* _Brief_:
Repeat the lines exactly from the line that contains "Convert this diagram to TikZ code." through the line that contains "(0,0) rectangle (1283,906);"; leave images out and add nothing.

>> Start Given records

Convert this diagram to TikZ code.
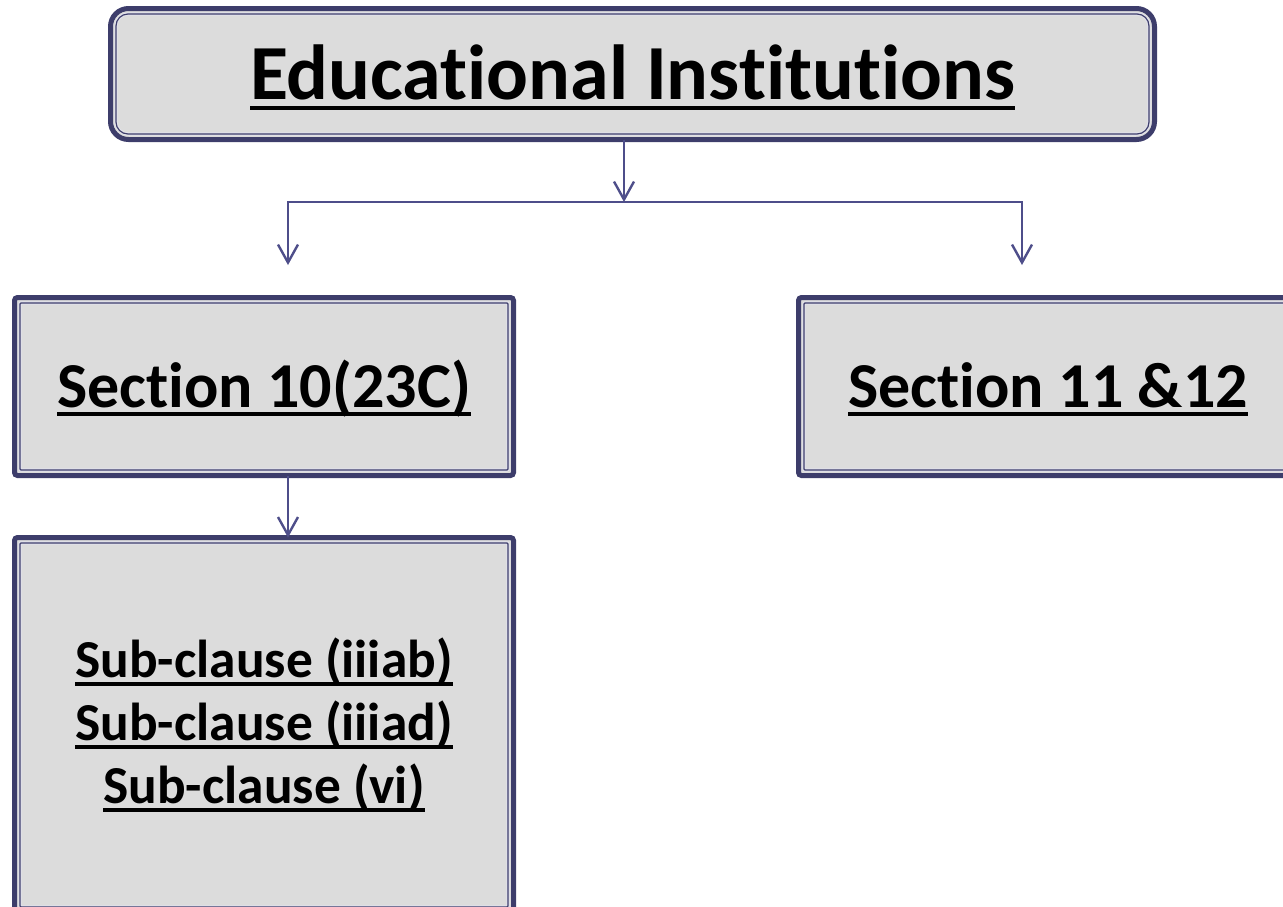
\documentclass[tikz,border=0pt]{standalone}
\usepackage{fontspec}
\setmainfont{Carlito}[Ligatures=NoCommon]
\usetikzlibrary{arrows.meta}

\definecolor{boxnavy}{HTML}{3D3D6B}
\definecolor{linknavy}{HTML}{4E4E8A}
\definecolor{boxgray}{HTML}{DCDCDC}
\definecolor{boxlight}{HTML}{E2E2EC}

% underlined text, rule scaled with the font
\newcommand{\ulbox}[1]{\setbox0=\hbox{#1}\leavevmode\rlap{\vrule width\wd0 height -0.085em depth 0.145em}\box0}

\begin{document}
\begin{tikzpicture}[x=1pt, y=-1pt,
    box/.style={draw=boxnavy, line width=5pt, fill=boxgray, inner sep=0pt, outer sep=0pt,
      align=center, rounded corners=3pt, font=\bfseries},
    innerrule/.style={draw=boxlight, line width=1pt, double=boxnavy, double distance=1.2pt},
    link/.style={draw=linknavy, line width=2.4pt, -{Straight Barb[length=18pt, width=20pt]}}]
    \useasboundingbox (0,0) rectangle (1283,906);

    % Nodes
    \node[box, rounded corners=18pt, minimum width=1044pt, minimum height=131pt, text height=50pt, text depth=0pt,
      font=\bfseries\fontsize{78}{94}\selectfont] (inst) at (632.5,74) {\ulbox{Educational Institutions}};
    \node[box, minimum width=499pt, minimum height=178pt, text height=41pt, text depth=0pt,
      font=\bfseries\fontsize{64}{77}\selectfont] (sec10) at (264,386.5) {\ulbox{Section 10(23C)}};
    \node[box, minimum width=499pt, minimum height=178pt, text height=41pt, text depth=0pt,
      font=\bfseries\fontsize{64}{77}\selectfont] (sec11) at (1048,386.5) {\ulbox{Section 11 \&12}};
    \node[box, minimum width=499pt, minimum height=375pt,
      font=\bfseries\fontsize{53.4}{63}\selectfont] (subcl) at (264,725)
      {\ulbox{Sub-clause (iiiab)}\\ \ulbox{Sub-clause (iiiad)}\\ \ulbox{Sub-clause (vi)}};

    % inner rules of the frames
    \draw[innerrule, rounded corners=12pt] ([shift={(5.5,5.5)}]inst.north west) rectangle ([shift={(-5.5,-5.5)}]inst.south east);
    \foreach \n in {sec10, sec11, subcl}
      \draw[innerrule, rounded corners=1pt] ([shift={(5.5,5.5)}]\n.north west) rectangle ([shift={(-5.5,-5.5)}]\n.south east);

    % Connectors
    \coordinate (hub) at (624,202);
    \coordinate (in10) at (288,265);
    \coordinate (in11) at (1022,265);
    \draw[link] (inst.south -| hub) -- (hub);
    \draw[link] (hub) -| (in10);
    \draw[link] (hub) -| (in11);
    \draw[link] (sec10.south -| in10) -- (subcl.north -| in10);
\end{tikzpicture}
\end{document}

>> End Given records
>> Start Given records

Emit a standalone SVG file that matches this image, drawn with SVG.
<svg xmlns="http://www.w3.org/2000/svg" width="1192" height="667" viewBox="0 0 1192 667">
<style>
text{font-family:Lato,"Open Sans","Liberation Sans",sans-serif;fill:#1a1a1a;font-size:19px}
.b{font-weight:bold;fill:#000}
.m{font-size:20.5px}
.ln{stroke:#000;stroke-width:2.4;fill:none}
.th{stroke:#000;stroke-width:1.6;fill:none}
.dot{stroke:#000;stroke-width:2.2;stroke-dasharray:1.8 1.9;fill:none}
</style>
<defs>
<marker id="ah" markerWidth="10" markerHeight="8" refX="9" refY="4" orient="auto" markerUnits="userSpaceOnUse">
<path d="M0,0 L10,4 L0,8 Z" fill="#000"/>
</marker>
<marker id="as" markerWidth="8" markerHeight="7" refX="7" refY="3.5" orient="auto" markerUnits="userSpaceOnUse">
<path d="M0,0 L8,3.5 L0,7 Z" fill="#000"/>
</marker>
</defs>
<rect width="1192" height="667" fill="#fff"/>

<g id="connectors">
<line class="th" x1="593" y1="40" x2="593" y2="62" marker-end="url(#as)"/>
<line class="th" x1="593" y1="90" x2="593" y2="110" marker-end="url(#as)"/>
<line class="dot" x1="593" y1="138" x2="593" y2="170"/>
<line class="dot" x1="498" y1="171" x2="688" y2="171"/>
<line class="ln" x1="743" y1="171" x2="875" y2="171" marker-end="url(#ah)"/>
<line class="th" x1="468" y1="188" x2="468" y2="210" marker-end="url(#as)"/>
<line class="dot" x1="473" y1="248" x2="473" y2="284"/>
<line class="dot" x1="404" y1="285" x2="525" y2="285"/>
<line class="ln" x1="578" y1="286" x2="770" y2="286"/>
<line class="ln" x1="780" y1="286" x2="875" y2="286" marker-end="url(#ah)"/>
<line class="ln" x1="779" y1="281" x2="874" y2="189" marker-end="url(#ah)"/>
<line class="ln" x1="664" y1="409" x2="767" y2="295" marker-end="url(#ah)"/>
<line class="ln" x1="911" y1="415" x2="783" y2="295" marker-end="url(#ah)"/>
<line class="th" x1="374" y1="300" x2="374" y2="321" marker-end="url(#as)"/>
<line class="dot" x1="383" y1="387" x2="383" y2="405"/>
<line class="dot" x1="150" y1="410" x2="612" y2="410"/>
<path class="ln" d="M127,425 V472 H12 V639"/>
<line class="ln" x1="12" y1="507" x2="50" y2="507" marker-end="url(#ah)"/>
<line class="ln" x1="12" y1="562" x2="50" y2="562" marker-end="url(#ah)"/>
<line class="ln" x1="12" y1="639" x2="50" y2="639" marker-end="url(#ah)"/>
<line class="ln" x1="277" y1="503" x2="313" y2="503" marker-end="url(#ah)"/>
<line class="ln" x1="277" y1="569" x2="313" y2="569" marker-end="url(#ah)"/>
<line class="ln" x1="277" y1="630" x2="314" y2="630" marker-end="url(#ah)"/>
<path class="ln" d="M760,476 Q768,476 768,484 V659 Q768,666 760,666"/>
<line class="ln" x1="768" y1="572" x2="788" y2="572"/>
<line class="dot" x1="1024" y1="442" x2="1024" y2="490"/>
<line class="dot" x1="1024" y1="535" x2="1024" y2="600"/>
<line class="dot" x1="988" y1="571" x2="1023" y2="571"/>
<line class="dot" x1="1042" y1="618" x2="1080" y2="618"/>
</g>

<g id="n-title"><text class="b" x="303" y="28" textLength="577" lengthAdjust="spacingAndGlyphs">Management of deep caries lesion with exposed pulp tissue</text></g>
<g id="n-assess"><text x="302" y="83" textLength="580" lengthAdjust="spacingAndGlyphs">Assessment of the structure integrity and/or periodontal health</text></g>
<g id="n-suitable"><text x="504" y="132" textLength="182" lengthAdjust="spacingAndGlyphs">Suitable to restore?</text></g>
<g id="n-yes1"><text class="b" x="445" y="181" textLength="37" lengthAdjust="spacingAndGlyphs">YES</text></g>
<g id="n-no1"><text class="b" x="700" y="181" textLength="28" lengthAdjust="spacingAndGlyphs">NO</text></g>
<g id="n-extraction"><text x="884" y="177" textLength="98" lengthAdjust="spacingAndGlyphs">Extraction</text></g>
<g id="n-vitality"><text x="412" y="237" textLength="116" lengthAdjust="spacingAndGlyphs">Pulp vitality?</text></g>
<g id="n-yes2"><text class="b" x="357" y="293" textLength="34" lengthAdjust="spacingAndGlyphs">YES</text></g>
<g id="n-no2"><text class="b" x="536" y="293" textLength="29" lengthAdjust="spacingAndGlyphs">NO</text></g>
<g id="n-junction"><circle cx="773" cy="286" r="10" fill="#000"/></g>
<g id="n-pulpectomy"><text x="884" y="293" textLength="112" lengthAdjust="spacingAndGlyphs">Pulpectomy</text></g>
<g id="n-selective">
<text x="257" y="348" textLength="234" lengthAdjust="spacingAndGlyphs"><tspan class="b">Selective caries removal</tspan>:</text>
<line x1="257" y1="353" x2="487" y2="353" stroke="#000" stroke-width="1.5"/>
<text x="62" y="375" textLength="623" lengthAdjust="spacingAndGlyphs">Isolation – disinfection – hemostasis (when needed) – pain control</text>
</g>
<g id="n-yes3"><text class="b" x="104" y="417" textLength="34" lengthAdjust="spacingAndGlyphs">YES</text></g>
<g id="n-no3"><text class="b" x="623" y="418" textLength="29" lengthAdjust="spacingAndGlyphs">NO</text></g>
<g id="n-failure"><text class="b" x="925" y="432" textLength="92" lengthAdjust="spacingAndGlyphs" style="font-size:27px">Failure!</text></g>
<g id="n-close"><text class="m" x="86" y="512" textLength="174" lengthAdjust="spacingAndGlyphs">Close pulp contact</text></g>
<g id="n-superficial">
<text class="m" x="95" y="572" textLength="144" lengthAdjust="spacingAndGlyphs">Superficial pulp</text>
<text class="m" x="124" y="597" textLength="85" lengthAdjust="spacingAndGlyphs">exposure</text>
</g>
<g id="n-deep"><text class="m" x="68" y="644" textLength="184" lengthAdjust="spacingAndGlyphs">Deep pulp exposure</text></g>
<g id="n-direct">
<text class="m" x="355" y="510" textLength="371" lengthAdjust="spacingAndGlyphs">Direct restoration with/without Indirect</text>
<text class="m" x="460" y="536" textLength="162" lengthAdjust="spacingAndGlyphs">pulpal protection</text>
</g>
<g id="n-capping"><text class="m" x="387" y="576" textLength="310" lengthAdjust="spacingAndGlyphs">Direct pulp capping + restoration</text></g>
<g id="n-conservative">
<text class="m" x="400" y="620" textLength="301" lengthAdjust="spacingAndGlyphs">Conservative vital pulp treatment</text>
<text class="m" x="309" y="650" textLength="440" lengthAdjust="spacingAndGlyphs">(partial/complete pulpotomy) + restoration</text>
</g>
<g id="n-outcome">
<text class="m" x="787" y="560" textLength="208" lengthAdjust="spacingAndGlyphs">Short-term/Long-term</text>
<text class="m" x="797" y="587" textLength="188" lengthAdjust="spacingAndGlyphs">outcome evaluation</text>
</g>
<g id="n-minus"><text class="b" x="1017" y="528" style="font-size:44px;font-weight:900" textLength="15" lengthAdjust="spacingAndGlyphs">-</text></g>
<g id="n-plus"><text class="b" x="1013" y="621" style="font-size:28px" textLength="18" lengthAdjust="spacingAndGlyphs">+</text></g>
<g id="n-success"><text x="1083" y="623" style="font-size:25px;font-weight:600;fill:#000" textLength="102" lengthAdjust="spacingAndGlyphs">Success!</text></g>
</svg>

>> End Given records
>> Start Given records

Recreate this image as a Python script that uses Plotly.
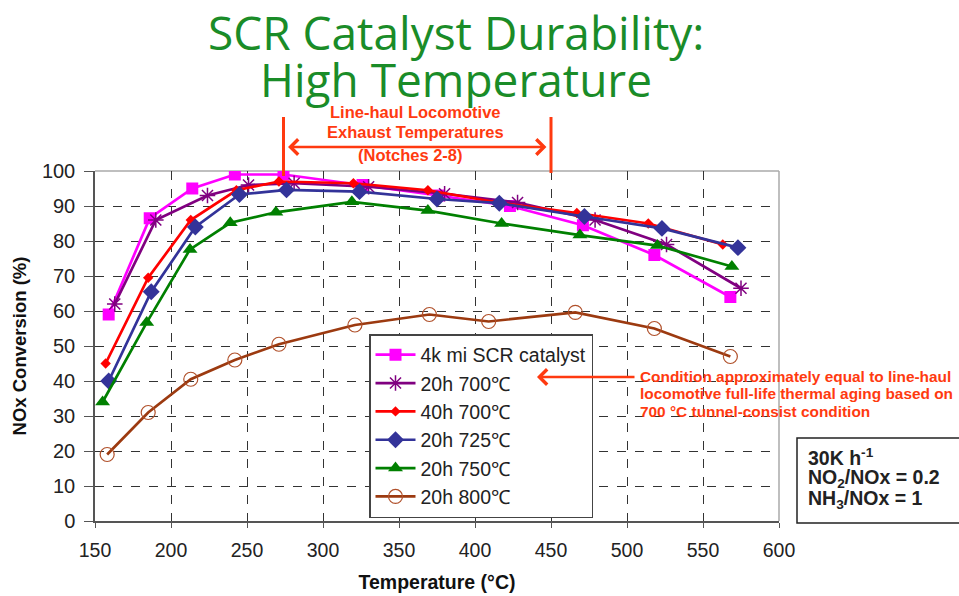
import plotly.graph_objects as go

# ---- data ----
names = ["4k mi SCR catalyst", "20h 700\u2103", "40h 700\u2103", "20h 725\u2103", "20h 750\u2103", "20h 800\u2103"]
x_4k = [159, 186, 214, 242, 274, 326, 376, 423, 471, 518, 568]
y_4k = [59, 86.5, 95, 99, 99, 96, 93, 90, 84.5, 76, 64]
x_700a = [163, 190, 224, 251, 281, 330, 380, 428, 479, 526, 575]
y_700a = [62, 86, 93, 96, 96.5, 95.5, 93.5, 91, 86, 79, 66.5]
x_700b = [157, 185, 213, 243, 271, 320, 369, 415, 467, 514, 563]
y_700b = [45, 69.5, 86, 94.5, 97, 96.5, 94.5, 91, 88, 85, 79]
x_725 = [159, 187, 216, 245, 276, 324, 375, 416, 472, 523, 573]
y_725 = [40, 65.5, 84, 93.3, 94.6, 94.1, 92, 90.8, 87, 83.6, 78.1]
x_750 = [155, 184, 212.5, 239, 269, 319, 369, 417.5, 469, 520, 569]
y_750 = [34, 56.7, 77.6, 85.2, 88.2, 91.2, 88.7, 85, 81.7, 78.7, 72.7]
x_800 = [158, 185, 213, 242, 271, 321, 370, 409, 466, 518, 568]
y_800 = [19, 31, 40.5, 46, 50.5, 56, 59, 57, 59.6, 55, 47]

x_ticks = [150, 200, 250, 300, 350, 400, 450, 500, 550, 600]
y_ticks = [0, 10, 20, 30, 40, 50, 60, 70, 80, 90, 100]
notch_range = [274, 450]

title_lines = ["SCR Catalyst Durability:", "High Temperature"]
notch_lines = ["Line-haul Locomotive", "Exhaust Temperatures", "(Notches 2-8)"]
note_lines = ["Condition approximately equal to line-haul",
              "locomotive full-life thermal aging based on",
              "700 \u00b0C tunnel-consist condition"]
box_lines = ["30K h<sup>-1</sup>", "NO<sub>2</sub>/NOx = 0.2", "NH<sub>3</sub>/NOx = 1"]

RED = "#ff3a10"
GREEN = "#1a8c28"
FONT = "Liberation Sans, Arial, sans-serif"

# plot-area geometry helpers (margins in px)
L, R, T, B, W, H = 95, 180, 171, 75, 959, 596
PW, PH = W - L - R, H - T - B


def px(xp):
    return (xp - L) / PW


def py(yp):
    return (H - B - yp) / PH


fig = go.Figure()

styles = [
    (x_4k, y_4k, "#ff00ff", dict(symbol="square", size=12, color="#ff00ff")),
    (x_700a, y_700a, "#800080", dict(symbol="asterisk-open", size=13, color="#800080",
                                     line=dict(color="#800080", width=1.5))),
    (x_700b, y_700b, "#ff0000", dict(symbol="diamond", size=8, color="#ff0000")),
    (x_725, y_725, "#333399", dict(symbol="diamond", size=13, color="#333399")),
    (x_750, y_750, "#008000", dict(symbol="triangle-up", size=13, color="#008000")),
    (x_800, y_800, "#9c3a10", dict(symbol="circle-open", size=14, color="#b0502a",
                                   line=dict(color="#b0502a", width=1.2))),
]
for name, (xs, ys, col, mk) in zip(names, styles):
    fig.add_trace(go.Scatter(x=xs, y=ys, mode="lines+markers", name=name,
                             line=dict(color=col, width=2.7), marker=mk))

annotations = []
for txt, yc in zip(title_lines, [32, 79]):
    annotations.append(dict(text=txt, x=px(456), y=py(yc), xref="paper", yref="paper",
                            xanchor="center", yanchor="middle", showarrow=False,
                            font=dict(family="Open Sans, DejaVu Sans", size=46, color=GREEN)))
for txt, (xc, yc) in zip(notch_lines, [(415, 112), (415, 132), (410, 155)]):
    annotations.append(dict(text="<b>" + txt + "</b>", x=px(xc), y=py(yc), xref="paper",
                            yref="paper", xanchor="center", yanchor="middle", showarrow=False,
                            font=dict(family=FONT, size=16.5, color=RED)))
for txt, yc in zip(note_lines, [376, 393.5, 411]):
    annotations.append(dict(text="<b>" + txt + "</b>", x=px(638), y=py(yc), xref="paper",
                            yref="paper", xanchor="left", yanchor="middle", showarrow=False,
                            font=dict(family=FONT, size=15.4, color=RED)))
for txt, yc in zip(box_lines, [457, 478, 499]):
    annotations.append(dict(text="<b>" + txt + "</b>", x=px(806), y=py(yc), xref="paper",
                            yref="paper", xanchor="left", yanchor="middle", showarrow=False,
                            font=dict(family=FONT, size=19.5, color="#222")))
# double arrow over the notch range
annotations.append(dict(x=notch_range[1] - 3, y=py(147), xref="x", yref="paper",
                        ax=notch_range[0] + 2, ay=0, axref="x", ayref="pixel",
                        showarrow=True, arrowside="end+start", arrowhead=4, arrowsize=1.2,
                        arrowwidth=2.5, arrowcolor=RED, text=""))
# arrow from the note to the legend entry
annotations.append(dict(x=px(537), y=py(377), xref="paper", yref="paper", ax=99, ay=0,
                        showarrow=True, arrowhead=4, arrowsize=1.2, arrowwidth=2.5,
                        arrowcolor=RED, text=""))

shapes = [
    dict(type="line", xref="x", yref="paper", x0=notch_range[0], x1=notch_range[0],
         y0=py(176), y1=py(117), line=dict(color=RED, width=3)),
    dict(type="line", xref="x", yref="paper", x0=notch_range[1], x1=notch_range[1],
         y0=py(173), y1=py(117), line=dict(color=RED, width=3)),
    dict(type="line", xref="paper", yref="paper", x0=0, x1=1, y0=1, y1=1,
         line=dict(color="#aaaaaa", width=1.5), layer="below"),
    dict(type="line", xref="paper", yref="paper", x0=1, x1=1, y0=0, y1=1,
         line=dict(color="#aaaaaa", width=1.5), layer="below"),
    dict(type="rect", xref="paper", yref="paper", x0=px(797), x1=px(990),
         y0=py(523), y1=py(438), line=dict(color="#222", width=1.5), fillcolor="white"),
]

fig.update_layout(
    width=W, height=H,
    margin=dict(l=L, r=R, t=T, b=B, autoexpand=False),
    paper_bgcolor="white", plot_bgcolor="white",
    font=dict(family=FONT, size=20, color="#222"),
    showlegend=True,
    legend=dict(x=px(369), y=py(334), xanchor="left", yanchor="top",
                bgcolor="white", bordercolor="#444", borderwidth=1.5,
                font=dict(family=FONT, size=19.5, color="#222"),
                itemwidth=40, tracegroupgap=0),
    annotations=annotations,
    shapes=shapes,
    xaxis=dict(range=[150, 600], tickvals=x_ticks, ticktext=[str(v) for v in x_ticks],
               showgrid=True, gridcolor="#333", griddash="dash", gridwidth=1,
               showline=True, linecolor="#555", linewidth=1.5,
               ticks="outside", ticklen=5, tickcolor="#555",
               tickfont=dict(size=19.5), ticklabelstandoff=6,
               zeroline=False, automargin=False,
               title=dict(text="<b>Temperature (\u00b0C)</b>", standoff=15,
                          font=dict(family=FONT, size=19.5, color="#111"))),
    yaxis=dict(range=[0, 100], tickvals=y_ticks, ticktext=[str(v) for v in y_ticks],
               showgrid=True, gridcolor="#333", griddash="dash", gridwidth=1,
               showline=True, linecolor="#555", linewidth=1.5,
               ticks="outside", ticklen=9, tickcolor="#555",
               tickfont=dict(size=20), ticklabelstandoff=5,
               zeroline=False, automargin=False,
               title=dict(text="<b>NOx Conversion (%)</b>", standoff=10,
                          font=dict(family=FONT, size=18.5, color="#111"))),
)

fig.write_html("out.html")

>> End Given records

* _Task output_:
Convert this diagram to TikZ code.
\documentclass[tikz,border=0pt]{standalone}
\usepackage{fontspec}
\setmainfont{Carlito}[Ligatures=NoCommon]
\usetikzlibrary{arrows.meta}

\definecolor{boxnavy}{HTML}{3D3D6B}
\definecolor{linknavy}{HTML}{4E4E8A}
\definecolor{boxgray}{HTML}{DCDCDC}
\definecolor{boxlight}{HTML}{E2E2EC}

% underlined text, rule scaled with the font
\newcommand{\ulbox}[1]{\setbox0=\hbox{#1}\leavevmode\rlap{\vrule width\wd0 height -0.085em depth 0.145em}\box0}

\begin{document}
\begin{tikzpicture}[x=1pt, y=-1pt,
    box/.style={draw=boxnavy, line width=5pt, fill=boxgray, inner sep=0pt, outer sep=0pt,
      align=center, rounded corners=3pt, font=\bfseries},
    innerrule/.style={draw=boxlight, line width=1pt, double=boxnavy, double distance=1.2pt},
    link/.style={draw=linknavy, line width=2.4pt, -{Straight Barb[length=18pt, width=20pt]}}]
    \useasboundingbox (0,0) rectangle (1283,906);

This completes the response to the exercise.